By Jonathan Blumhofer

There’s much to recommend in Behzod Abduraimov’s rendition of Prokofiev’s Piano Concerto No. 2, which is both highly characterful and a lot of fun to listen to.

Sergei Prokofiev’s Piano Concerto No. 2 is one of the canon’s most infamously daunting and knuckle-busting entries. It’s also got one of the more interesting histories of a repertoire staple: written as a vehicle for the composer and premiered in 1913, the original copies of the music were subsequently destroyed in a fire. Reconstructed and revised in 1923, the concerto then proved something of a keyboard Mount Everest, with only a relative handful of pianists daring to surmount its challenges.

That’s changed considerably over the last couple of decades. Increasingly, the work seems to be emerging as a calling card, especially among the younger generation of keyboardists. The Tashkent-born Behzod Abduraimov is among the latest to take up the effort, here on a new release on which he’s joined by the Royal Philharmonic Orchestra and Vasily Petrenko.

There’s much to recommend in Abduraimov’s reading, which is both highly characterful and a lot of fun to listen to. The first movement sounds strikingly natural and lyrical, from its dreamy opening to the storm-tossed climax of its gargantuan cadenza. Fleet articulations and droll whimsy mark the middle sections, while the finale’s ferocious energy levels don’t get in the way of the pianist’s good voicings and thoughtful phrasings.

Petrenko is a wonderful Prokofiev conductor and he draws an accompaniment from the RPO that is just as stylish as Abduraimov’s flashier contributions. Woodwind playing in the Scherzo is deliriously spirited and the Intermezzo’s ostinatos move with slashing purpose. Throughout, balances are excellent: soloist and orchestra speak clearly without either party overshadowing the other.

There are good balances to be had, as well, in the disc’s filler, Alexey Shor’s Piano Concerto No. 1. Premiered in Berlin in 2023, the score is pleasant, tonal, and as unchallenging in its content as the Prokofiev is inventive and edgy.

That’s not to say Shor’s writing is uninvolved: Abduraimov and the RPO are put through their paces. There are lots of notes, lots of contrasts of color, and lots of activity to be heard across its 25-minute runtime. The pairing navigates all of that with surety.

Unfortunately, very little of it sticks in the memory. Too often, Shor’s melodic ideas veer into blandness and the music’s lush tonality doesn’t offer a strong harmonic point of view.

Often, the specter of film music (and not always the best kind of that) hovers in the background: some of the first movement’s thick passagework, for instance, calls to mind the faux-Rachmaninoff stylings that James Horner’s assistant might have been called on to craft in the ’80s. Horner, however, was generally freer and more playful with his allusions.
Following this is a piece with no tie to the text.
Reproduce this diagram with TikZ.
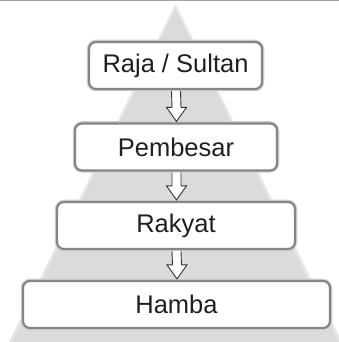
\documentclass[tikz,border=0pt]{standalone}
\usepackage{fontspec}
\setmainfont{Liberation Sans}
\usetikzlibrary{calc}
\begin{document}
\begin{tikzpicture}[x=1pt,y=1pt,
  levelbox/.style={draw=black!48, line width=2.2pt, fill=white, rounded corners=7pt,
    minimum height=47pt, inner sep=0pt, text=black!88,
    font=\fontsize{25.5}{28}\selectfont,
    preaction={draw=black!18, line width=4.5pt}},
  hollowarrow/.style={draw=black!80, line width=0.9pt, fill=white, line join=miter}
]
\useasboundingbox (0,0) rectangle (339,342);
\fill[white] (0,0) rectangle (339,342);
% top rule
\fill[black!35] (0,341) rectangle (339,342);
% pyramid background with soft edge
\fill[black!10] (9,0) -- (175.5,338) -- (342,0) -- cycle;
\fill[black!14] (12.5,0) -- (175.5,333) -- (338.5,0) -- cycle;

\node[levelbox, minimum width=173pt] (raja) at (175.5,276.5) {Raja / Sultan};
\node[levelbox, minimum width=202pt] (pemb) at (176,195) {Pembesar};
\node[levelbox, minimum width=238pt] (rakyat) at (176,116.5) {Rakyat};
\node[levelbox, minimum width=307pt] (hamba) at (176.5,37.5) {Hamba};

% hollow down arrows between levels
\foreach \a/\b in {raja/pemb, pemb/rakyat, rakyat/hamba}{
  \path (\a.south) ++(0.5,-1) coordinate (s) (\b.north) ++(0.5,1) coordinate (e);
  \draw[hollowarrow] ($(s)+(-4.5,0)$) -- ($(e)+(-4.5,14)$) -- ($(e)+(-10,14)$) -- (e)
    -- ($(e)+(10,14)$) -- ($(e)+(4.5,14)$) -- ($(s)+(4.5,0)$);
}
\end{tikzpicture}
\end{document}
What’s more, despite the expressive purpose the composer suggests in his program note, it’s difficult to identify a melodic line, motivic gesture, harmonic turn, structural idea, or emotional argument in its three movements that suggests a convincing musical imperative. Instead, everything the score seems to say has already been asserted by other composers — more than once, more forcefully, more memorably, and more creatively.

No doubt, the Shor will find an audience. If nothing else, it’s inoffensive stuff that’s idiomatically written and doesn’t make particularly heavy demands on the listener.

Even so, the effort makes for an unflattering companion to the Prokofiev, which is a genuine masterpiece. Though its presence here saves us from a predictable pairing with the latter composer’s Concerto No. 3 (a favorite disc-mate of the Second), the newer work’s shortcomings — and Abduraimov’s engaging ideas about Prokofiev, in general — would have made the tried-and-true formula the preferred one, at least on this occasion.


Jonathan Blumhofer is a composer and violist who has been active in the greater Boston area since 2004. His music has received numerous awards and been performed by various ensembles, including the American Composers Orchestra, Kiev Philharmonic, Camerata Chicago, Xanthos Ensemble, and Juventas New Music Group. Since receiving his doctorate from Boston University in 2010, Jon has taught at Clark University, Worcester Polytechnic Institute, and online for the University of Phoenix, in addition to writing music criticism for the Worcester Telegram & Gazette.